__CHALLENGE__. Without the images, write out the whole listing exactly.

__RECORDED INFORMATION__.
• • • • • • •

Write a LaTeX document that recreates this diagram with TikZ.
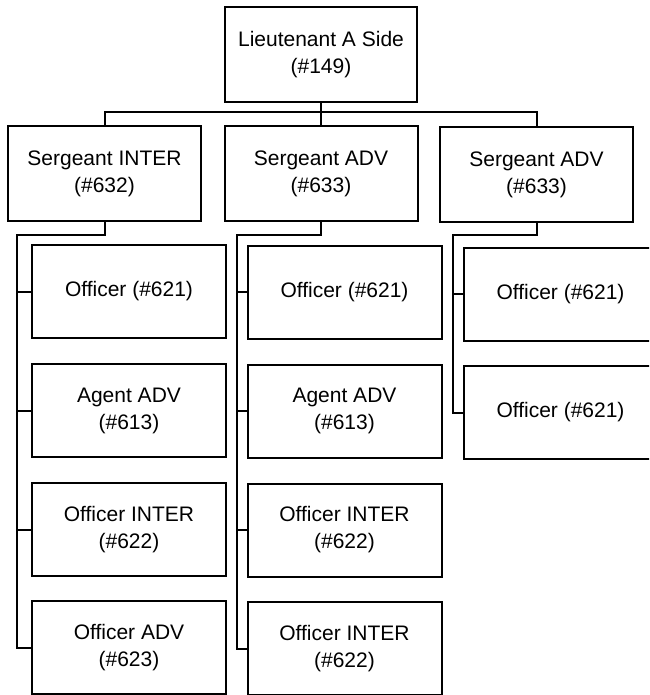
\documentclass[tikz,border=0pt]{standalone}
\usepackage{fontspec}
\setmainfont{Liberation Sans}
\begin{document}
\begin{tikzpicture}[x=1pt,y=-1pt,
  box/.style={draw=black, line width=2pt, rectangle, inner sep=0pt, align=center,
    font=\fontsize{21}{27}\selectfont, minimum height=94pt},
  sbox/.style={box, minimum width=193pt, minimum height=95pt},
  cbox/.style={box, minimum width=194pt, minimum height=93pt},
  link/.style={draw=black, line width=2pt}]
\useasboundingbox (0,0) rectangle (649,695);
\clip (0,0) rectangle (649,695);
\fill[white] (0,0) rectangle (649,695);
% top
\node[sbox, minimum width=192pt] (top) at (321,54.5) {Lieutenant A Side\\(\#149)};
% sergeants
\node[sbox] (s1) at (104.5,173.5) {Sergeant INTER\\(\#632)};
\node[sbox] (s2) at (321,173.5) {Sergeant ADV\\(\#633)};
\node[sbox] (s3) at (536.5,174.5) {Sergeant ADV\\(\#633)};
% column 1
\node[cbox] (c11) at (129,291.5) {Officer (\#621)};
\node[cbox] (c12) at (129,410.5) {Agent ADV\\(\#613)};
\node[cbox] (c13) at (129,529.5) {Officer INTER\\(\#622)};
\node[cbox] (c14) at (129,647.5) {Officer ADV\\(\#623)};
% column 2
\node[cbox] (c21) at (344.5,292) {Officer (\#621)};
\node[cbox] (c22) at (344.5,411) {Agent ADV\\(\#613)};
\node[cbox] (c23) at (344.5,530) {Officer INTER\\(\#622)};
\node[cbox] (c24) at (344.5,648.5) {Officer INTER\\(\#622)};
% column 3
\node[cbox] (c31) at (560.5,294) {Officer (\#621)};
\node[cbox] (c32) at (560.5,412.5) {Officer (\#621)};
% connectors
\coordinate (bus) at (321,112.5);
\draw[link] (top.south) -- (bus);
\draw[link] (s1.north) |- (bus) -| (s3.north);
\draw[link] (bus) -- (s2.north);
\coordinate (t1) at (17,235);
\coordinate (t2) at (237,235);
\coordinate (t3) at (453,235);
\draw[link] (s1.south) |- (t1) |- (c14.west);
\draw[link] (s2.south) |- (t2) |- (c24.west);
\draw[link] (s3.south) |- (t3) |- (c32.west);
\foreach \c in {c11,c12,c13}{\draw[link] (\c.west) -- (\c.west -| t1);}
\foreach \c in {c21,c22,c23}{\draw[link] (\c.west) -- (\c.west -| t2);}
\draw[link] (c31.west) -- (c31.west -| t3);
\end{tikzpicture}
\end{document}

• • • • • • •

__WORKED SOLUTION__.
Write a LaTeX document that recreates this diagram with TikZ.
\documentclass[tikz,border=0pt]{standalone}
\usepackage{fontspec}
\setmainfont{Liberation Sans}
\begin{document}
\begin{tikzpicture}[x=1pt,y=-1pt,
  box/.style={draw=black, line width=2pt, rectangle, inner sep=0pt, align=center,
    font=\fontsize{21}{27}\selectfont, minimum height=94pt},
  sbox/.style={box, minimum width=193pt, minimum height=95pt},
  cbox/.style={box, minimum width=194pt, minimum height=93pt},
  link/.style={draw=black, line width=2pt}]
\useasboundingbox (0,0) rectangle (649,695);
\clip (0,0) rectangle (649,695);
\fill[white] (0,0) rectangle (649,695);
% top
\node[sbox, minimum width=192pt] (top) at (321,54.5) {Lieutenant A Side\\(\#149)};
% sergeants
\node[sbox] (s1) at (104.5,173.5) {Sergeant INTER\\(\#632)};
\node[sbox] (s2) at (321,173.5) {Sergeant ADV\\(\#633)};
\node[sbox] (s3) at (536.5,174.5) {Sergeant ADV\\(\#633)};
% column 1
\node[cbox] (c11) at (129,291.5) {Officer (\#621)};
\node[cbox] (c12) at (129,410.5) {Agent ADV\\(\#613)};
\node[cbox] (c13) at (129,529.5) {Officer INTER\\(\#622)};
\node[cbox] (c14) at (129,647.5) {Officer ADV\\(\#623)};
% column 2
\node[cbox] (c21) at (344.5,292) {Officer (\#621)};
\node[cbox] (c22) at (344.5,411) {Agent ADV\\(\#613)};
\node[cbox] (c23) at (344.5,530) {Officer INTER\\(\#622)};
\node[cbox] (c24) at (344.5,648.5) {Officer INTER\\(\#622)};
% column 3
\node[cbox] (c31) at (560.5,294) {Officer (\#621)};
\node[cbox] (c32) at (560.5,412.5) {Officer (\#621)};
% connectors
\coordinate (bus) at (321,112.5);
\draw[link] (top.south) -- (bus);
\draw[link] (s1.north) |- (bus) -| (s3.north);
\draw[link] (bus) -- (s2.north);
\coordinate (t1) at (17,235);
\coordinate (t2) at (237,235);
\coordinate (t3) at (453,235);
\draw[link] (s1.south) |- (t1) |- (c14.west);
\draw[link] (s2.south) |- (t2) |- (c24.west);
\draw[link] (s3.south) |- (t3) |- (c32.west);
\foreach \c in {c11,c12,c13}{\draw[link] (\c.west) -- (\c.west -| t1);}
\foreach \c in {c21,c22,c23}{\draw[link] (\c.west) -- (\c.west -| t2);}
\draw[link] (c31.west) -- (c31.west -| t3);
\end{tikzpicture}
\end{document}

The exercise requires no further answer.